First it looked like the Giants might have the makings of a rally against the Diamondbacks’ bullpen in the eighth, when Yastrzemski walked to lead off, but Noe Ramirez settled them down from there, including striking out Alex Dickerson. The left fielder is yet to get going this season and 1-for-15 with seven strikeouts in his past five games.
Then they put two on to start the ninth against Joakim Soria, but Donovan Solano grounded into a back-breaking double play, and Darin Ruf struck out.
The Giants said Cueto has not been feeling well, and that is how it looked through five innings in which he allowed five runs.
The five swings and misses he induced were the fewest he’s caused in a start this year. His four-seam fastball averaged 90.8 mph, a significant tick below the 92.2 mph he has averaged on the pitch this season. His stuff was noticeably worse, as were the results.
Spotted a 1-0 lead from Yastrzemski, Arizona went ahead in the second.
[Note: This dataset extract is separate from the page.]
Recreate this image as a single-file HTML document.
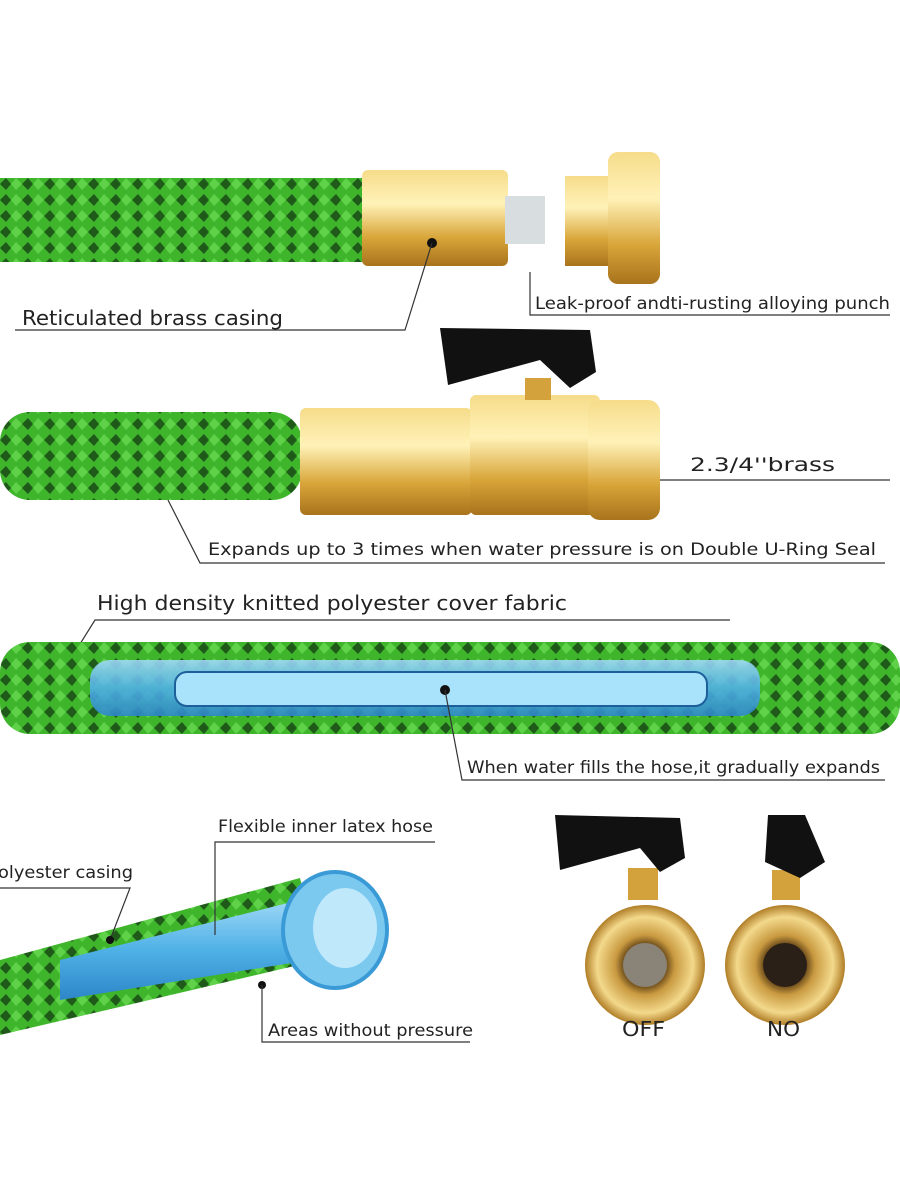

Back-to-back doubles by Josh Reddick and Josh VanMeter put one run on the board, and a looping single over Wilmer Flores’ head at third base from Kelly — the opposing starter entering the at-bat 1-for-77 lifetime — gave the Diamondbacks the lead.
It is possible Cueto, who was so good against Oakland his last time around, was feeling effects from a play he and LaMonte Wade Jr. made to lead off the second inning. Christian Walker hit a soft tapper toward first that a pouncing Cueto could not field cleanly, but he realized Wade could, and he kept running toward the bag. Wade picked it up, and Cueto caught the flip with his barehand to record the out, but he was doubled-over a second later. Trainers looked at the veteran righty, but Cueto remained in.
Just your everyday 1-3-1 putout ? pic.twitter.com/Ew7j849jfF
— SF Giants on NBCS (@NBCSGiants) July 2, 2021
The Giants briefly retook the lead with Flores’ 429-foot shot — his longest since Statcast has measured (since 2015). But a well-placed triple, in which Steven Duggar and Dickerson nearly crashed, followed by a Reddick home run gave the Diamondbacks an edge they would only add to in the fifth inning, when Pavin Smith crushed another home run off Cueto.
Cueto’s ERA bounced from 3.63 to 4.00; Dickerson’s on-base percentage fell to .290.
And the Giants blinked, and their lead has been sliced to a half-game.